En outre, Julia Massardier rappelle qu'à Rouen, il n'y a pas de vitre en cour d'assises, où sont jugés les crimes, et qu'en cas d'appel, le même prévenu pourrait comparaître dans une salle d'audience… dépourvue de box. Sans compter que "devant le juge d'instruction, y compris lors des confrontations avec les victimes, les prévenus se trouvent dans un bureau, souligne l'avocate. Quand je discute avec les confrères, d'ailleurs, nous disons la même chose : il y a très peu d'incidents au pénal."

La Chancellerie lève le pied sur les box sécurisés

Reste que ces dispositifs ont été prévus pour limiter les risques d'agression, à la fois contre les magistrats, les fonctionnaires, le public et les prévenus eux-mêmes. En 2016, la Chancellerie a recensé 107 incidents dans les salles d'audience, "de l’évasion jusqu’à l’agression physique ou verbale". Cette année-là, un arrêté du ministère de la Justice recommandait donc l'installation de "deux types de sécurisation du box détenus, (...) le premier à vitrage complet du box, le second à barreaudage en façade avec un vitrage sur les faces latérales côté public et côté magistrats".
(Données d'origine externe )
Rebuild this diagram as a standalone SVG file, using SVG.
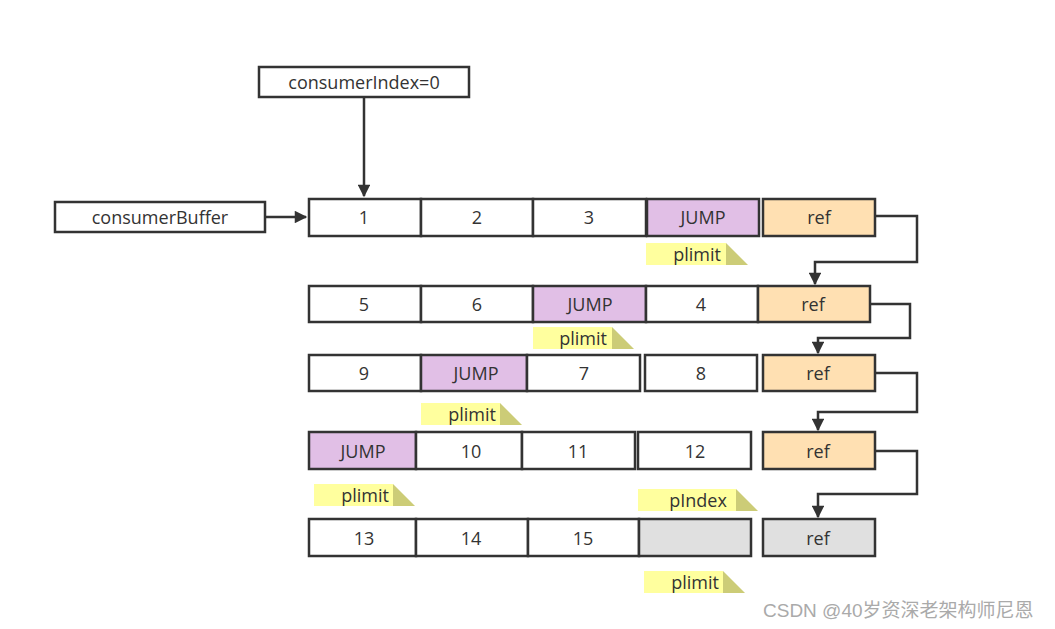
<svg xmlns="http://www.w3.org/2000/svg" width="1055" height="629" viewBox="0 0 1055 629">
<style>
.c{stroke:#333;stroke-width:2.5;fill:#fff}
.w{fill:#fff}.j{fill:#e1bfe6}.r{fill:#ffe0b2}.g{fill:#e0e0e0}
text{font-family:"Open Sans","Noto Sans","Liberation Sans",sans-serif;font-size:18px;fill:#333;text-anchor:middle;dominant-baseline:central}
.ln{stroke:#333;stroke-width:2.5;fill:none}
.ny{fill:#ffff9e}.nt{fill:#cccc77}
.wm{font-family:"Liberation Sans","Noto Sans CJK SC",sans-serif;font-size:19px;fill:#aaa;text-anchor:start}
</style>
<defs>
<marker id="ah" viewBox="0 0 10 10" refX="9" refY="5" markerWidth="6" markerHeight="5" orient="auto" markerUnits="strokeWidth">
<path d="M0,0L10,5L0,10z" fill="#333"/>
</marker>
</defs>
<rect width="1055" height="629" fill="#fff"/>
<g id="connectors">
<path class="ln" d="M364,97V196" marker-end="url(#ah)"/>
<path class="ln" d="M265,217H306" marker-end="url(#ah)"/>
<path class="ln" d="M875,216H917V262H815V284" marker-end="url(#ah)"/>
<path class="ln" d="M870,304H910V338H818V353" marker-end="url(#ah)"/>
<path class="ln" d="M875,373H917V412H818V430" marker-end="url(#ah)"/>
<path class="ln" d="M875,451H917V494H818V517" marker-end="url(#ah)"/>
</g>
<g id="consumerIndex"><rect class="c" x="259" y="67" width="210" height="30"/><text x="364" y="82">consumerIndex=0</text></g>
<g id="consumerBuffer"><rect class="c" x="55" y="202" width="210" height="30"/><text x="160" y="217">consumerBuffer</text></g>
<g id="row1">
<rect class="c w" x="309" y="199" width="112" height="37"/><text x="364" y="217">1</text>
<rect class="c w" x="421" y="199" width="112" height="37"/><text x="477" y="217">2</text>
<rect class="c w" x="533" y="199" width="113" height="37"/><text x="589" y="217">3</text>
<rect class="c j" x="647" y="199" width="112" height="37"/><text x="703" y="217">JUMP</text>
<rect class="c r" x="763" y="199" width="112" height="37"/><text x="819" y="217">ref</text>
</g>
<g id="row2">
<rect class="c w" x="309" y="286" width="112" height="36"/><text x="364" y="304">5</text>
<rect class="c w" x="421" y="286" width="112" height="36"/><text x="477" y="304">6</text>
<rect class="c j" x="533" y="286" width="113" height="36"/><text x="590" y="304">JUMP</text>
<rect class="c w" x="646" y="286" width="112" height="36"/><text x="701" y="304">4</text>
<rect class="c r" x="758" y="286" width="112" height="36"/><text x="813" y="304">ref</text>
</g>
<g id="row3">
<rect class="c w" x="309" y="355" width="112" height="36"/><text x="364" y="373">9</text>
<rect class="c j" x="421" y="355" width="106" height="36"/><text x="476" y="373">JUMP</text>
<rect class="c w" x="527" y="355" width="113" height="36"/><text x="584" y="373">7</text>
<rect class="c w" x="645" y="355" width="112" height="36"/><text x="701" y="373">8</text>
<rect class="c r" x="763" y="355" width="112" height="36"/><text x="818" y="373">ref</text>
</g>
<g id="row4">
<rect class="c j" x="309" y="432" width="107" height="37"/><text x="363" y="451">JUMP</text>
<rect class="c w" x="416" y="432" width="106" height="37"/><text x="471" y="451">10</text>
<rect class="c w" x="522" y="432" width="113" height="37"/><text x="578" y="451">11</text>
<rect class="c w" x="638" y="432" width="113" height="37"/><text x="695" y="451">12</text>
<rect class="c r" x="763" y="432" width="112" height="37"/><text x="818" y="451">ref</text>
</g>
<g id="row5">
<rect class="c w" x="309" y="519" width="107" height="37"/><text x="364" y="538">13</text>
<rect class="c w" x="416" y="519" width="112" height="37"/><text x="471" y="538">14</text>
<rect class="c w" x="528" y="519" width="111" height="37"/><text x="583" y="538">15</text>
<rect class="c g" x="639" y="519" width="112" height="37"/>
<rect class="c g" x="763" y="519" width="112" height="37"/><text x="818" y="538">ref</text>
</g>
<g id="plimit1"><rect class="ny" x="646" y="243" width="80" height="22"/><path class="nt" d="M726,243L748,265H726z"/><text x="697" y="254">plimit</text></g>
<g id="plimit2"><rect class="ny" x="533" y="327" width="79" height="22"/><path class="nt" d="M612,327L634,349H612z"/><text x="583" y="338">plimit</text></g>
<g id="plimit3"><rect class="ny" x="421" y="403" width="79" height="22"/><path class="nt" d="M500,403L522,425H500z"/><text x="472" y="414">plimit</text></g>
<g id="plimit4"><rect class="ny" x="314" y="484" width="79" height="22"/><path class="nt" d="M393,484L415,506H393z"/><text x="365" y="495">plimit</text></g>
<g id="pIndex"><rect class="ny" x="638" y="489" width="98" height="22"/><path class="nt" d="M736,489L758,511H736z"/><text x="698" y="500">pIndex</text></g>
<g id="plimit5"><rect class="ny" x="644" y="571" width="79" height="22"/><path class="nt" d="M723,571L745,593H723z"/><text x="695" y="582">plimit</text></g>
<text class="wm" x="763" y="610">CSDN @40岁资深老架构师尼恩</text>
</svg>
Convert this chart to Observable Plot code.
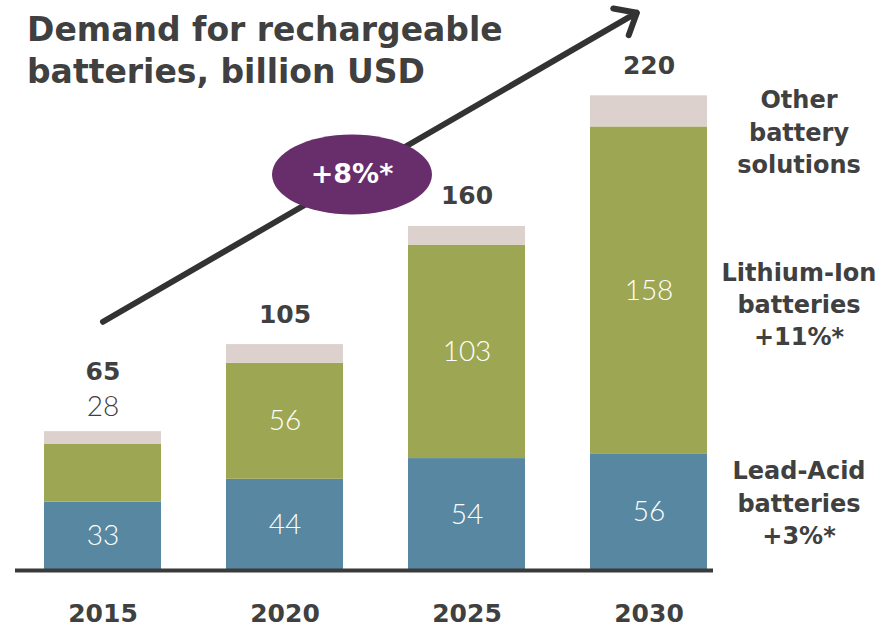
<!DOCTYPE html>
<html><head><meta charset="utf-8">
<script src="https://cdn.jsdelivr.net/npm/d3@7"></script>
<script src="https://cdn.jsdelivr.net/npm/@observablehq/plot@0.6"></script>
<style>
body{margin:0;background:#fff;}
#wrap{position:relative;width:889px;height:628px;}
#title{position:absolute;left:27px;top:9px;font-family:"DejaVu Sans";font-weight:bold;font-size:33px;color:#404040;line-height:42px;}
#chart{position:absolute;left:0;top:0;}
</style></head><body>
<div id="wrap"><div id="chart"></div><div id="title">Demand for rechargeable<br>batteries, billion USD</div></div>
<script>
const years = ["2015", "2020", "2025", "2030"];
const leadAcid = [33, 44, 54, 56];
const lithiumIon = [28, 56, 103, 158];
const otherSolutions = [6, 9, 9, 15]; // not labelled
const totals = [65, 105, 160, 220];
const segments = ["Lead-Acid", "Lithium-Ion", "Other"];
const segmentLabels = ["Lead-Acid\nbatteries\n+3%*", "Lithium-Ion\nbatteries\n+11%*", "Other\nbattery\nsolutions"];
const cagr = "+8%*";
const colors = ["#5888a1", "#9da753", "#ddd1ce"];

const series = [leadAcid, lithiumIon, otherSolutions];
const rows = [];
years.forEach((yr, i) => {
  let base = 0;
  series.forEach((s, k) => {
    rows.push({year: yr, segment: segments[k], value: s[i], y1: base, y2: base + s[i], mid: base + s[i] / 2});
    base += s[i];
  });
});
const tops = years.map((yr, i) => ({year: yr, top: leadAcid[i] + lithiumIon[i] + otherSolutions[i], total: totals[i]}));
const inside = rows.filter(d => d.segment !== "Other" && !(d.year === "2015" && d.segment === "Lithium-Ion"));
const outside = rows.filter(d => d.year === "2015" && d.segment === "Lithium-Ion").map(d => ({...d, top: tops[0].top}));
const last = rows.filter(d => d.year === "2030");
const arrowData = [{x1: "2015", y1: 120, x2: "2030", y2: 272.5}];
const bubble = [{year: "2020", y: 191, label: cagr}];

const ellipseSymbol = {
  draw(ctx, size) {
    const r = Math.sqrt(size / Math.PI), rx = 2 * r, ry = r, k = 0.5523;
    ctx.moveTo(rx, 0);
    ctx.bezierCurveTo(rx, ry * k, rx * k, ry, 0, ry);
    ctx.bezierCurveTo(-rx * k, ry, -rx, ry * k, -rx, 0);
    ctx.bezierCurveTo(-rx, -ry * k, -rx * k, -ry, 0, -ry);
    ctx.bezierCurveTo(rx * k, -ry, rx, -ry * k, rx, 0);
    ctx.closePath();
  }
};

const labelDy = [-11, 12, 19];
const sideMarks = segments.map((s, k) => Plot.text(last.filter(d => d.segment === s), {
  x: "year", y: "mid", text: () => segmentLabels[k], dx: 150, dy: labelDy[k],
  fontSize: 24, fontWeight: "bold", fill: "#404040", lineHeight: 1.35, textAnchor: "middle"
}));

const chart = Plot.plot({
  width: 889, height: 628,
  marginTop: 0, marginBottom: 58, marginLeft: 24, marginRight: 162,
  style: {fontFamily: "DejaVu Sans", color: "#404040", background: "white"},
  x: {type: "band", domain: years, paddingInner: 0.355, paddingOuter: 0.1, label: null},
  y: {domain: [0, 275], axis: null},
  color: {domain: segments, range: colors},
  marks: [
    Plot.barY(rows, {x: "year", y1: "y1", y2: "y2", fill: "segment"}),
    Plot.ruleY([0], {stroke: "#3a3a3a", strokeWidth: 4, insetLeft: -9, insetRight: 14}),
    Plot.text(inside, {x: "year", y: "mid", text: "value", fill: "white", fontSize: 28, fontFamily: "Lato", fontWeight: 300}),
    Plot.text(outside, {x: "year", y: "top", text: "value", fill: "#404040", fontSize: 28, fontFamily: "Lato", fontWeight: 300, dy: -25}),
    Plot.text(tops.filter(d => d.year !== "2015"), {x: "year", y: "top", text: "total", fontSize: 25, fontWeight: "bold", fill: "#404040", dy: -30}),
    Plot.text(tops.filter(d => d.year === "2015"), {x: "year", y: "top", text: "total", fontSize: 25, fontWeight: "bold", fill: "#404040", dy: -60}),
    Plot.arrow(arrowData, {x1: "x1", y1: "y1", x2: "x2", y2: "y2", stroke: "#333333", strokeWidth: 6, headLength: 6, headAngle: 80, insetEnd: 14}),
    Plot.dot(bubble, {x: "year", y: "y", r: 40, symbol: ellipseSymbol, fill: "#672e6b", stroke: "none", dx: 67}),
    Plot.text(bubble, {x: "year", y: "y", text: "label", dx: 67, fill: "white", fontSize: 27, fontWeight: "bold"}),
    ...sideMarks,
    Plot.axisX({tickSize: 0, tickPadding: 34, fontSize: 25, fontWeight: "bold", fill: "#404040"})
  ]
});
document.getElementById("chart").appendChild(chart);
</script>
</body></html>
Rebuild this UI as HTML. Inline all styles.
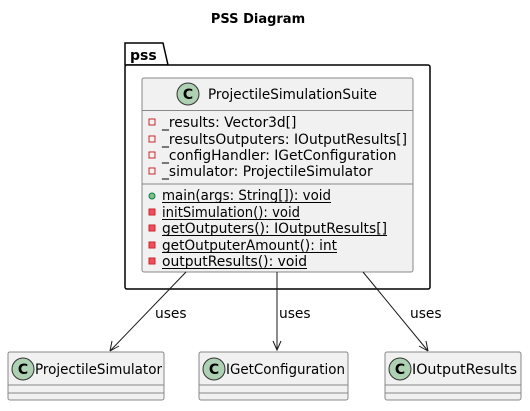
<!DOCTYPE html>
<html><head><meta charset="utf-8"><style>
body{margin:0;background:#fff}
svg text{font-family:"DejaVu Sans","Liberation Sans",sans-serif;font-size:13.8px;fill:#000}
</style></head><body>
<svg width="530" height="406" viewBox="0 0 530 406" xmlns="http://www.w3.org/2000/svg">
<text x="258" y="23" text-anchor="middle" font-weight="bold" style="font-size:13px">PSS Diagram</text>
<path d="M125,65 L125,43 L163,43 L168,65 Z" fill="#fff" stroke="#000" stroke-width="1.5"/>
<rect x="125" y="65" width="305" height="224" rx="2" fill="#fff" stroke="#000" stroke-width="1.5"/>
<text x="130" y="60" font-weight="bold" style="font-size:14px">pss</text>
<rect x="142" y="78" width="271" height="194" rx="2" fill="#f1f1f1" stroke="#888" stroke-width="1"/>
<line x1="142" y1="110.5" x2="413" y2="110.5" stroke="#888"/>
<line x1="142" y1="184" x2="413" y2="184" stroke="#888"/>
<circle cx="188" cy="94" r="11" fill="#add1b2" stroke="#333"/>
<text x="188" y="99" text-anchor="middle" font-weight="bold" style="font-size:14px">C</text>
<text x="208" y="99" textLength="169" lengthAdjust="spacingAndGlyphs">ProjectileSimulationSuite</text>
<g fill="none" stroke="#c82930"><rect x="149" y="119" width="6" height="6"/><rect x="149" y="136" width="6" height="6"/><rect x="149" y="152" width="6" height="6"/><rect x="149" y="168" width="6" height="6"/></g>
<text x="162" y="127">_results: Vector3d[]</text>
<text x="162" y="144" textLength="245" lengthAdjust="spacingAndGlyphs">_resultsOutputers: IOutputResults[]</text>
<text x="162" y="160">_configHandler: IGetConfiguration</text>
<text x="162" y="176">_simulator: ProjectileSimulator</text>
<circle cx="152" cy="196" r="3" fill="#84be84" stroke="#038048"/>
<g fill="#f24d5c" stroke="#c82930"><rect x="149" y="209" width="6" height="6"/><rect x="149" y="225" width="6" height="6"/><rect x="149" y="242" width="6" height="6"/><rect x="149" y="258" width="6" height="6"/></g>
<text x="162" y="200" textLength="169" lengthAdjust="spacingAndGlyphs">main(args: String[]): void</text>
<text x="162" y="217" textLength="138" lengthAdjust="spacingAndGlyphs">initSimulation(): void</text>
<text x="162" y="233" textLength="225" lengthAdjust="spacingAndGlyphs">getOutputers(): IOutputResults[]</text>
<text x="162" y="250" textLength="175" lengthAdjust="spacingAndGlyphs">getOutputerAmount(): int</text>
<text x="162" y="266" textLength="145" lengthAdjust="spacingAndGlyphs">outputResults(): void</text>
<g stroke="#000" stroke-width="1">
<line x1="162" y1="202.5" x2="331" y2="202.5"/>
<line x1="162" y1="219.5" x2="300" y2="219.5"/>
<line x1="162" y1="235.5" x2="387" y2="235.5"/>
<line x1="162" y1="252.5" x2="337" y2="252.5"/>
<line x1="162" y1="268.5" x2="307" y2="268.5"/>
</g>
<g stroke="#181818" stroke-width="1" fill="none">
<line x1="186" y1="272" x2="110" y2="351"/>
<line x1="277" y1="272" x2="277" y2="350"/>
<line x1="363" y1="272" x2="428" y2="351"/>
<path d="M110,351 L112,341 M110,351 L119,346"/>
<path d="M273,341 L277,350 L281,341"/>
<path d="M428,351 L419,346 M428,351 L426,341"/>
</g>
<text x="155" y="318">uses</text>
<text x="279" y="318">uses</text>
<text x="410" y="318">uses</text>
<g fill="#f1f1f1" stroke="#888">
<rect x="8" y="352" width="156" height="48" rx="2"/>
<rect x="199" y="352" width="149" height="48" rx="2"/>
<rect x="385" y="352" width="136" height="48" rx="2"/>
</g>
<g stroke="#888">
<line x1="8" y1="385" x2="164" y2="385"/><line x1="8" y1="393" x2="164" y2="393"/>
<line x1="199" y1="385" x2="348" y2="385"/><line x1="199" y1="393" x2="348" y2="393"/>
<line x1="385" y1="385" x2="521" y2="385"/><line x1="385" y1="393" x2="521" y2="393"/>
</g>
<g fill="#add1b2" stroke="#333">
<circle cx="23" cy="369" r="11"/><circle cx="214" cy="369" r="11"/><circle cx="400" cy="369" r="11"/>
</g>
<text x="23" y="374" text-anchor="middle" font-weight="bold" style="font-size:14px">C</text>
<text x="214" y="374" text-anchor="middle" font-weight="bold" style="font-size:14px">C</text>
<text x="400" y="374" text-anchor="middle" font-weight="bold" style="font-size:14px">C</text>
<text x="35" y="374" textLength="127" lengthAdjust="spacingAndGlyphs">ProjectileSimulator</text>
<text x="226" y="374" textLength="119" lengthAdjust="spacingAndGlyphs">IGetConfiguration</text>
<text x="412" y="374" textLength="105" lengthAdjust="spacingAndGlyphs">IOutputResults</text>
</svg>
</body></html>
Si une évasion d’un accusé dangereux se produit ou une agression très grave, on pourra légitimement dire 'mais que fait le ministère pour sécuriser ?' Si vous installez des box, on vous dit 'ce n’est pas normal, ça porte atteinte à des droits fondamentaux'.

Youssef Badr, porte-parole du ministère de la Justice

à franceinfo

Mais la ténacité des avocats rouennais a payé. Mercredi 9 mai, Julia Massardier et sa consœur Hélène Veyrières ont obtenu qu'un autre client comparaisse à la barre. La présidente, Mariette Vinas, a accédé à cette requête, après avoir elle-même rappelé que l’assemblée générale des magistrats de Rouen avait voté contre l’installation de ce box en 2015. Même chose pour un second prévenu : la présidente a demandé spontanément à l'huissier de le faire monter par la porte d’audience et de le conduire à la barre.

Plus largement, de nombreux avocats français contestent ces dispositifs depuis plusieurs mois. A Paris, début mai et devant une cinquantaine d'avocats, leur confrère Romain Boulet a ainsi obtenu, d'un juge de la détention et des libertés, que son client comparaisse à la barre plutôt que dans un box. Le juge a accepté la requête, alors même que le prévenu avait été condamné pour évasion et que sa dangerosité éventuelle pouvait être retenue. "Un homme qui comparaît dans une cage avec des grillages au-dessus, c'est une image effroyable", explique Romain Boulet à franceinfo. Selon lui, la fronde des avocats pourrait "faire tache d'huile".

Consciente de ces réticences, la garde des Sceaux, Nicole Belloubet, a pris les devants dès le mois de décembre, en décidant l'arrêt du déploiement des box sécurisés. En avril, elle a certes réaffirmé que "l'utilisation de box vitrés fermés permet d'assurer une sécurité adaptée lors de certains procès, comme les procès d'assises, les audiences liées au terrorisme ou à la criminalité organisée". Mais elle a également estimé que "dans d'autres situations, notamment dans la plupart des audiences de comparution immédiate, le recours à un box sécurisé ne s'impose pas". Par ailleurs, la ministre a demandé le démontage des box constitués de barreaux.